◆ Task statement
Give the entries back exactly, dropping each image.

○ ○ ○

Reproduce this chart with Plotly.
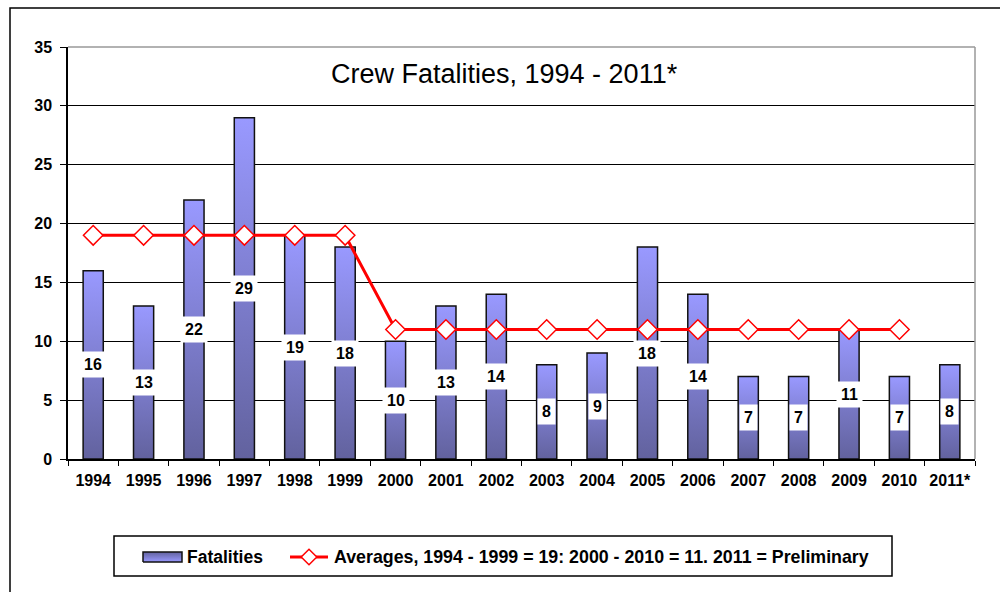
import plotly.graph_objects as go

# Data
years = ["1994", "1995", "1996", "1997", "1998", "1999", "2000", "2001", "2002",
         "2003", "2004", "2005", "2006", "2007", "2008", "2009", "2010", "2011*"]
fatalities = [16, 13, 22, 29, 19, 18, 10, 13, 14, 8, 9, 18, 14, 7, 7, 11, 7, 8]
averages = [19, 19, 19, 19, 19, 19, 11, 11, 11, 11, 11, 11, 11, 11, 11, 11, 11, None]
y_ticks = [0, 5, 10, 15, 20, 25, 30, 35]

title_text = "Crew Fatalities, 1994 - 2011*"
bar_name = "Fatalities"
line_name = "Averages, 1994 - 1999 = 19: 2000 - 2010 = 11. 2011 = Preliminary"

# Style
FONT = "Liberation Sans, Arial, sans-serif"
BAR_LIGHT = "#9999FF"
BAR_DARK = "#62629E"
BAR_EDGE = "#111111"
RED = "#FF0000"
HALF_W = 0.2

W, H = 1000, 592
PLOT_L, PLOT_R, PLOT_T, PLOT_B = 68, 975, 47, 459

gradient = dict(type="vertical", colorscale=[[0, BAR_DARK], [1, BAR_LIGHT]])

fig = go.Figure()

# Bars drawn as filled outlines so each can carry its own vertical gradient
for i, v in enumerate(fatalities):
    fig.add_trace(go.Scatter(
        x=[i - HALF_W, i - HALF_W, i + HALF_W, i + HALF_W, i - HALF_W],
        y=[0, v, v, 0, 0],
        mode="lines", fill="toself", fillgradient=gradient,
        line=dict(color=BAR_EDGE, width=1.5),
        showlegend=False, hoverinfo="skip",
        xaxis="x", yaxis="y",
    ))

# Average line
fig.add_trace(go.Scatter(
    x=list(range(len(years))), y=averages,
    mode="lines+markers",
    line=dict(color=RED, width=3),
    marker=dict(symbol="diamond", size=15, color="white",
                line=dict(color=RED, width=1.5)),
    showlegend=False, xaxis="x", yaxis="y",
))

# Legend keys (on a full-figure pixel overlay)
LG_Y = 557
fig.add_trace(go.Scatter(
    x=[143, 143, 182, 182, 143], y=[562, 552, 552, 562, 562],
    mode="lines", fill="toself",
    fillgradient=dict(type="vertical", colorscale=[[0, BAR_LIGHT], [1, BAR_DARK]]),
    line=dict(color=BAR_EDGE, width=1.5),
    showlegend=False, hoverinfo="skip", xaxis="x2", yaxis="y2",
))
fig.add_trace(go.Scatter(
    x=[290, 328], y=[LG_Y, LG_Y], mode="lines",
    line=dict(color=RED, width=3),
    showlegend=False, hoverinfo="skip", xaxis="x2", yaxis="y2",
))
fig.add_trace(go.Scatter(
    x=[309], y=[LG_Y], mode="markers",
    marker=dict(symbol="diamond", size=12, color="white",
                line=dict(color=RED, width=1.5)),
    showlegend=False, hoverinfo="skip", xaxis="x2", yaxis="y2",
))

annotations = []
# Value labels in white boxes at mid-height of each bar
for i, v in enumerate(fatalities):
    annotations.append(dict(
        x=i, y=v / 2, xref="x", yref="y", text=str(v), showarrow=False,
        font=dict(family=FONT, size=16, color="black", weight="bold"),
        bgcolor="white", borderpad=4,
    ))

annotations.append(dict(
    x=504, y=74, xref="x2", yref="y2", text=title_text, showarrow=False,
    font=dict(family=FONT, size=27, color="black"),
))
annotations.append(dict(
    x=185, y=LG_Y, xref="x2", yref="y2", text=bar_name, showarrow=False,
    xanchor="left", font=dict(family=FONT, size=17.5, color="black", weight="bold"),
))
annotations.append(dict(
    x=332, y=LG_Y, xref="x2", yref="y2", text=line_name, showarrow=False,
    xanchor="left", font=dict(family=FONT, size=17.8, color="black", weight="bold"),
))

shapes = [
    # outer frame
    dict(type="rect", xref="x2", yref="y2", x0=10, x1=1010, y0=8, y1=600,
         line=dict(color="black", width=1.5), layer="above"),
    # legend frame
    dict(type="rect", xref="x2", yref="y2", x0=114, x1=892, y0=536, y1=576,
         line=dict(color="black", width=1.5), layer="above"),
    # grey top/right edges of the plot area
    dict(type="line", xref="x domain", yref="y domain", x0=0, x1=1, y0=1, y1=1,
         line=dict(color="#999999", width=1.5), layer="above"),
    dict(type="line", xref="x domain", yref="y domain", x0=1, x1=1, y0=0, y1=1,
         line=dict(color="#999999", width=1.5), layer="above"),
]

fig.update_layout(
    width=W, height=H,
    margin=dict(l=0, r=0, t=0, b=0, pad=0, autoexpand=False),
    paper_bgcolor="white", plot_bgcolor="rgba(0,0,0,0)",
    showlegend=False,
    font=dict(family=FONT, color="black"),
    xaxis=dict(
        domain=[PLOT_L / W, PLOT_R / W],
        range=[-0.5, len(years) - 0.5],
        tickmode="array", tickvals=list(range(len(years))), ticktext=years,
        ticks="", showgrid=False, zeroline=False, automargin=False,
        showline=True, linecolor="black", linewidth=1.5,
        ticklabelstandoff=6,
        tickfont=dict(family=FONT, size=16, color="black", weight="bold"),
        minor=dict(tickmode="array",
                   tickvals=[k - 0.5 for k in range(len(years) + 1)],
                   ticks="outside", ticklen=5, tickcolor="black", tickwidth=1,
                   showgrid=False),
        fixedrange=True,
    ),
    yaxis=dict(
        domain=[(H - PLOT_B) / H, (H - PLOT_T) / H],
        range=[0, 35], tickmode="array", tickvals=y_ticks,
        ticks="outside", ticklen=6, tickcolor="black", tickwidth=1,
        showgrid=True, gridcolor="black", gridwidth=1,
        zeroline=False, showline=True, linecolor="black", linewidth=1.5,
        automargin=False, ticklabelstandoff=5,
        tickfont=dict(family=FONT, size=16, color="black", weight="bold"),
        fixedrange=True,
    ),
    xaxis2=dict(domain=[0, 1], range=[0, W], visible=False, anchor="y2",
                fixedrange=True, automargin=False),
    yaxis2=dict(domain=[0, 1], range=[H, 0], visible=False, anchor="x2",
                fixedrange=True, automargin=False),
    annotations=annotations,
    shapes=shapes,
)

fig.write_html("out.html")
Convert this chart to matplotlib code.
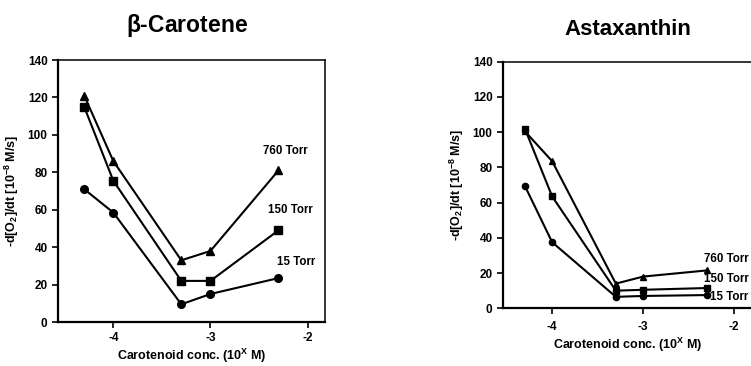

○ ○ ○

◆ Response to this exercise
Reproduce this chart with Plotly.
import plotly.graph_objects as go

# Data
years = ["1994", "1995", "1996", "1997", "1998", "1999", "2000", "2001", "2002",
         "2003", "2004", "2005", "2006", "2007", "2008", "2009", "2010", "2011*"]
fatalities = [16, 13, 22, 29, 19, 18, 10, 13, 14, 8, 9, 18, 14, 7, 7, 11, 7, 8]
averages = [19, 19, 19, 19, 19, 19, 11, 11, 11, 11, 11, 11, 11, 11, 11, 11, 11, None]
y_ticks = [0, 5, 10, 15, 20, 25, 30, 35]

title_text = "Crew Fatalities, 1994 - 2011*"
bar_name = "Fatalities"
line_name = "Averages, 1994 - 1999 = 19: 2000 - 2010 = 11. 2011 = Preliminary"

# Style
FONT = "Liberation Sans, Arial, sans-serif"
BAR_LIGHT = "#9999FF"
BAR_DARK = "#62629E"
BAR_EDGE = "#111111"
RED = "#FF0000"
HALF_W = 0.2

W, H = 1000, 592
PLOT_L, PLOT_R, PLOT_T, PLOT_B = 68, 975, 47, 459

gradient = dict(type="vertical", colorscale=[[0, BAR_DARK], [1, BAR_LIGHT]])

fig = go.Figure()

# Bars drawn as filled outlines so each can carry its own vertical gradient
for i, v in enumerate(fatalities):
    fig.add_trace(go.Scatter(
        x=[i - HALF_W, i - HALF_W, i + HALF_W, i + HALF_W, i - HALF_W],
        y=[0, v, v, 0, 0],
        mode="lines", fill="toself", fillgradient=gradient,
        line=dict(color=BAR_EDGE, width=1.5),
        showlegend=False, hoverinfo="skip",
        xaxis="x", yaxis="y",
    ))

# Average line
fig.add_trace(go.Scatter(
    x=list(range(len(years))), y=averages,
    mode="lines+markers",
    line=dict(color=RED, width=3),
    marker=dict(symbol="diamond", size=15, color="white",
                line=dict(color=RED, width=1.5)),
    showlegend=False, xaxis="x", yaxis="y",
))

# Legend keys (on a full-figure pixel overlay)
LG_Y = 557
fig.add_trace(go.Scatter(
    x=[143, 143, 182, 182, 143], y=[562, 552, 552, 562, 562],
    mode="lines", fill="toself",
    fillgradient=dict(type="vertical", colorscale=[[0, BAR_LIGHT], [1, BAR_DARK]]),
    line=dict(color=BAR_EDGE, width=1.5),
    showlegend=False, hoverinfo="skip", xaxis="x2", yaxis="y2",
))
fig.add_trace(go.Scatter(
    x=[290, 328], y=[LG_Y, LG_Y], mode="lines",
    line=dict(color=RED, width=3),
    showlegend=False, hoverinfo="skip", xaxis="x2", yaxis="y2",
))
fig.add_trace(go.Scatter(
    x=[309], y=[LG_Y], mode="markers",
    marker=dict(symbol="diamond", size=12, color="white",
                line=dict(color=RED, width=1.5)),
    showlegend=False, hoverinfo="skip", xaxis="x2", yaxis="y2",
))

annotations = []
# Value labels in white boxes at mid-height of each bar
for i, v in enumerate(fatalities):
    annotations.append(dict(
        x=i, y=v / 2, xref="x", yref="y", text=str(v), showarrow=False,
        font=dict(family=FONT, size=16, color="black", weight="bold"),
        bgcolor="white", borderpad=4,
    ))

annotations.append(dict(
    x=504, y=74, xref="x2", yref="y2", text=title_text, showarrow=False,
    font=dict(family=FONT, size=27, color="black"),
))
annotations.append(dict(
    x=185, y=LG_Y, xref="x2", yref="y2", text=bar_name, showarrow=False,
    xanchor="left", font=dict(family=FONT, size=17.5, color="black", weight="bold"),
))
annotations.append(dict(
    x=332, y=LG_Y, xref="x2", yref="y2", text=line_name, showarrow=False,
    xanchor="left", font=dict(family=FONT, size=17.8, color="black", weight="bold"),
))

shapes = [
    # outer frame
    dict(type="rect", xref="x2", yref="y2", x0=10, x1=1010, y0=8, y1=600,
         line=dict(color="black", width=1.5), layer="above"),
    # legend frame
    dict(type="rect", xref="x2", yref="y2", x0=114, x1=892, y0=536, y1=576,
         line=dict(color="black", width=1.5), layer="above"),
    # grey top/right edges of the plot area
    dict(type="line", xref="x domain", yref="y domain", x0=0, x1=1, y0=1, y1=1,
         line=dict(color="#999999", width=1.5), layer="above"),
    dict(type="line", xref="x domain", yref="y domain", x0=1, x1=1, y0=0, y1=1,
         line=dict(color="#999999", width=1.5), layer="above"),
]

fig.update_layout(
    width=W, height=H,
    margin=dict(l=0, r=0, t=0, b=0, pad=0, autoexpand=False),
    paper_bgcolor="white", plot_bgcolor="rgba(0,0,0,0)",
    showlegend=False,
    font=dict(family=FONT, color="black"),
    xaxis=dict(
        domain=[PLOT_L / W, PLOT_R / W],
        range=[-0.5, len(years) - 0.5],
        tickmode="array", tickvals=list(range(len(years))), ticktext=years,
        ticks="", showgrid=False, zeroline=False, automargin=False,
        showline=True, linecolor="black", linewidth=1.5,
        ticklabelstandoff=6,
        tickfont=dict(family=FONT, size=16, color="black", weight="bold"),
        minor=dict(tickmode="array",
                   tickvals=[k - 0.5 for k in range(len(years) + 1)],
                   ticks="outside", ticklen=5, tickcolor="black", tickwidth=1,
                   showgrid=False),
        fixedrange=True,
    ),
    yaxis=dict(
        domain=[(H - PLOT_B) / H, (H - PLOT_T) / H],
        range=[0, 35], tickmode="array", tickvals=y_ticks,
        ticks="outside", ticklen=6, tickcolor="black", tickwidth=1,
        showgrid=True, gridcolor="black", gridwidth=1,
        zeroline=False, showline=True, linecolor="black", linewidth=1.5,
        automargin=False, ticklabelstandoff=5,
        tickfont=dict(family=FONT, size=16, color="black", weight="bold"),
        fixedrange=True,
    ),
    xaxis2=dict(domain=[0, 1], range=[0, W], visible=False, anchor="y2",
                fixedrange=True, automargin=False),
    yaxis2=dict(domain=[0, 1], range=[H, 0], visible=False, anchor="x2",
                fixedrange=True, automargin=False),
    annotations=annotations,
    shapes=shapes,
)

fig.write_html("out.html")
Convert this chart to matplotlib code.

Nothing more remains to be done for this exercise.